There were many years where we questioned if Marcus would finish high school. He HATED it. He couldn’t stand the authority, the lack of choices, and the reading. He had an IEP in school and finally graduated through a specialized night program. He now has a full diploma, as opposed to a GED. Marcus is the first one in his biological family to graduate high school. I saw his cognitive testing scores once, when he was a junior. It came as no surprise to me that his IQ was high. He was rather shocked at the time.
Now, Marcus is twenty. He has choices. There used to be four things he despised in life: lack of choices, therapists, police, and hospitals. He would avoid all of those things if possible. As a foster kid “in the system” he had no choices. Marcus was moved wherever and whenever often without much notice.
He was frequently in what is known as “intensive foster care.” This means he was the only child in a specialized foster home as part of a program for troubled youth. He was assigned a number of therapists. He had no choice in this. Some of them dug too deep, too fast. Some of them made what he perceived to be disparaging comments about his biological family. None of them ever got Marcus to talk. Ever.
Recently he started to mention college and my mother and I got really excited. As a retired English teacher (and the best one there ever was!) my mom started to make plans. Marcus is most likely dyslexic so reading is hard, but he has learned strategies to compensate. She suggested a program where he could utilize speech-to-text to write his papers. Nana offered to tutor him through the English classes. I could help him with Psychology. If he chooses this path, he will not walk it alone.
Over the last few months Marcus has hovered around the periphery of our therapy appointments. He has asked a lot of insightful questions about his sister, Mary. He thinks she may be able to find a way to release her anger the way he uses his punching bag. Still, Marcus would never come into the sessions. He just sat in the car until we finished and then went to dinner as a family. Once he actually sat in the waiting room. However, he avoided eye contact with L, our children’s longtime trauma therapist.
Imagine my shock when Marcus approached me last week and asked what he would need to do to become a therapist. Luke assumed he wanted to be a physical therapist at first. When Marcus clarified for us he said, “No, I want to be a therapist to help kids in the system. I want to help kids that are like me.”
Tears. I cannot help it. This kid will make me cry. Every. Single. Time. So we took him to see L. He got dressed up in his brand new purple polo shirt, new purple Nikes embroidered with his name, and his purple sushi socks. I’m pretty sure that it was a professional look despite the ski cap he likes to keep on his head. He announced, “I’m ready for therapy. I’m in my party clothes!”
I went in with him to talk to L about his possible career path. Keeping in mind that he has never spoken to a therapist, I felt that just getting him into the office was a feat! I should have remembered how magical L is with what she does. Somehow her humor and casual demeanor drew him out of his protective shell. As soon as she settled into her chair with her legs tucked under her (I usually take my shoes off in her cozy office) he laughed and started talking. L has this effect on people. In the past he would stare at the ground with his arms crossed and tell the therapist to “f**k off!”

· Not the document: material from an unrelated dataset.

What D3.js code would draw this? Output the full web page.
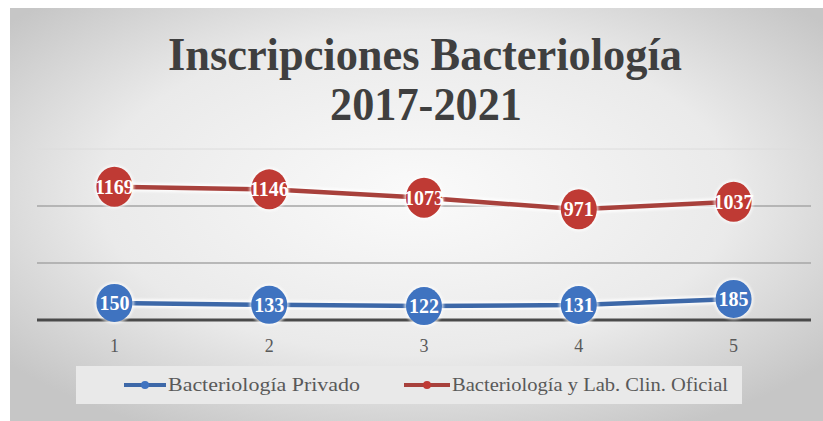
<!DOCTYPE html>
<meta charset="utf-8">
<style>
    body { margin: 0; background: #fff; }
    .title { font: bold 47px "Liberation Serif", serif; fill: #3f3f3f; text-anchor: middle; }
    .tick-label { font: 18px "Liberation Serif", serif; fill: #595959; text-anchor: middle; }
    .legend-label { font: 19px "Liberation Serif", serif; fill: #595959; }
    .dlabel { font: bold 20px "Liberation Serif", serif; fill: #fff; text-anchor: middle; }
</style>
<svg width="823" height="421"></svg>
<script src="https://d3js.org/d3.v7.min.js"></script>
<script>

    var categories = ["1", "2", "3", "4", "5"];
    var privado = [150, 133, 122, 131, 185];
    var oficial = [1169, 1146, 1073, 971, 1037];
    var seriesNames = ["Bacteriología Privado", "Bacteriología y Lab. Clin. Oficial"];
    var gridValues = [500, 1000, 1500];

    var svg = d3.select("svg");

    // background with soft radial gradient
    var defs = svg.append("defs");
    var grad = defs.append("radialGradient").attr("id", "bg")
        .attr("cx", "50%").attr("cy", "45%").attr("r", "65%");
    grad.append("stop").attr("offset", "0%").attr("stop-color", "#fafafa");
    grad.append("stop").attr("offset", "60%").attr("stop-color", "#eaeaea");
    grad.append("stop").attr("offset", "100%").attr("stop-color", "#c6c6c6");

    var glow = defs.append("filter").attr("id", "glow")
        .attr("x", "-20%").attr("y", "-50%").attr("width", "140%").attr("height", "200%");
    glow.append("feGaussianBlur").attr("stdDeviation", 1.2);

    svg.append("rect")
        .attr("x", 10).attr("y", 8)
        .attr("width", 813).attr("height", 413)
        .attr("fill", "url(#bg)");

    svg.append("text").attr("class", "title").attr("x", 425).attr("y", 70)
        .attr("textLength", 514).attr("lengthAdjust", "spacingAndGlyphs")
        .text("Inscripciones Bacteriología");
    svg.append("text").attr("class", "title").attr("x", 426).attr("y", 120)
        .attr("textLength", 192).attr("lengthAdjust", "spacingAndGlyphs")
        .text("2017-2021");

    var x = d3.scaleBand().domain(categories).range([37, 811]);
    var y = d3.scaleLinear().domain([0, 1500]).range([320, 149]);

    // gridlines
    svg.append("g").selectAll("line").data(gridValues).join("line")
        .attr("x1", 37).attr("x2", 811)
        .attr("y1", function (d) { return y(d); })
        .attr("y2", function (d) { return y(d); })
        .attr("stroke", function (d) { return d === 1500 ? "#dcdcdc" : "#a6a6a6"; })
        .attr("stroke-width", function (d) { return d === 1500 ? 1 : 1.5; });

    // x axis line
    svg.append("line")
        .attr("x1", 37).attr("x2", 811)
        .attr("y1", y(0)).attr("y2", y(0))
        .attr("stroke", "#4a4a4a").attr("stroke-width", 3);

    svg.append("g").selectAll("text").data(categories).join("text")
        .attr("class", "tick-label")
        .attr("x", function (d) { return x(d) + x.bandwidth() / 2; })
        .attr("y", 352)
        .text(function (d) { return d; });

    var series = [
        { name: seriesNames[0], values: privado, line: "#3d68a8", marker: "#3f73c0", rx: 18, ry: 19 },
        { name: seriesNames[1], values: oficial, line: "#a8413c", marker: "#bf3a34", rx: 18, ry: 20 }
    ];

    var line = d3.line()
        .x(function (d, i) { return x(categories[i]) + x.bandwidth() / 2; })
        .y(function (d) { return y(d); });

    series.forEach(function (s) {
        var g = svg.append("g");
        g.append("path").datum(s.values)
            .attr("d", line).attr("fill", "none")
            .attr("stroke", "#ffffff").attr("stroke-opacity", 0.8)
            .attr("stroke-width", 9).attr("filter", "url(#glow)");
        g.append("path").datum(s.values)
            .attr("d", line).attr("fill", "none")
            .attr("stroke", s.line).attr("stroke-width", 4.5);
        g.selectAll("ellipse.halo").data(s.values).join("ellipse")
            .attr("class", "halo")
            .attr("cx", function (d, i) { return x(categories[i]) + x.bandwidth() / 2; })
            .attr("cy", function (d) { return y(d); })
            .attr("rx", s.rx + 2).attr("ry", s.ry + 2)
            .attr("fill", "#ffffff").attr("opacity", 0.6).attr("filter", "url(#glow)");
        g.selectAll("ellipse.dot").data(s.values).join("ellipse")
            .attr("class", "dot")
            .attr("cx", function (d, i) { return x(categories[i]) + x.bandwidth() / 2; })
            .attr("cy", function (d) { return y(d); })
            .attr("rx", s.rx).attr("ry", s.ry)
            .attr("fill", s.marker);
        g.selectAll("text").data(s.values).join("text")
            .attr("class", "dlabel")
            .attr("x", function (d, i) { return x(categories[i]) + x.bandwidth() / 2; })
            .attr("y", function (d) { return y(d) + 7; })
            .text(function (d) { return d; });
    });

    // legend
    svg.append("rect")
        .attr("x", 76).attr("y", 366).attr("width", 666).attr("height", 38)
        .attr("fill", "#e9e9e9");

    var legendPos = [{ x1: 124, tx: 168, w: 192 }, { x1: 404, tx: 452, w: 276 }];
    series.forEach(function (s, i) {
        var lg = svg.append("g");
        var p = legendPos[i];
        lg.append("line")
            .attr("x1", p.x1).attr("x2", p.tx - 2)
            .attr("y1", 385).attr("y2", 385)
            .attr("stroke", s.line).attr("stroke-width", 4);
        lg.append("circle")
            .attr("cx", (p.x1 + p.tx - 2) / 2).attr("cy", 385).attr("r", 4)
            .attr("fill", s.marker);
        lg.append("text").attr("class", "legend-label")
            .attr("x", p.tx).attr("y", 391)
            .attr("textLength", p.w).attr("lengthAdjust", "spacingAndGlyphs")
            .text(s.name);
    });

</script>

Not this time. He got some great career counseling and advice. L was open and honest about the fact that he would need to go through about six more years of school. She gave some information about the TF-CBT model she practices. L spoke about how trauma responses physically affect the body. To my astonishment Marcus spoke openly about some of his own triggers and some coping skills. L encouraged him and agreed that having a therapist who had experienced foster care and trauma could relate to clients. She also pointedly told him that he would really have to address him own stuff before working with others. If not, it could trigger him.
So he agreed to go back for at least two more sessions to work on his own stuff. Amazing. When I paid the bill he saw what kind of money he could possibly make. I just saw that any amount of money would be worth it for Marcus to finally get some support, or maybe insight, in therapy.
So, will he go to college? Maybe. I don’t know. Marcus has come so very far. The sky is the limit for him.
What I do know is that two therapy sessions is a win. And I am so proud.
**Names have been changed to protect the privacy of those involved.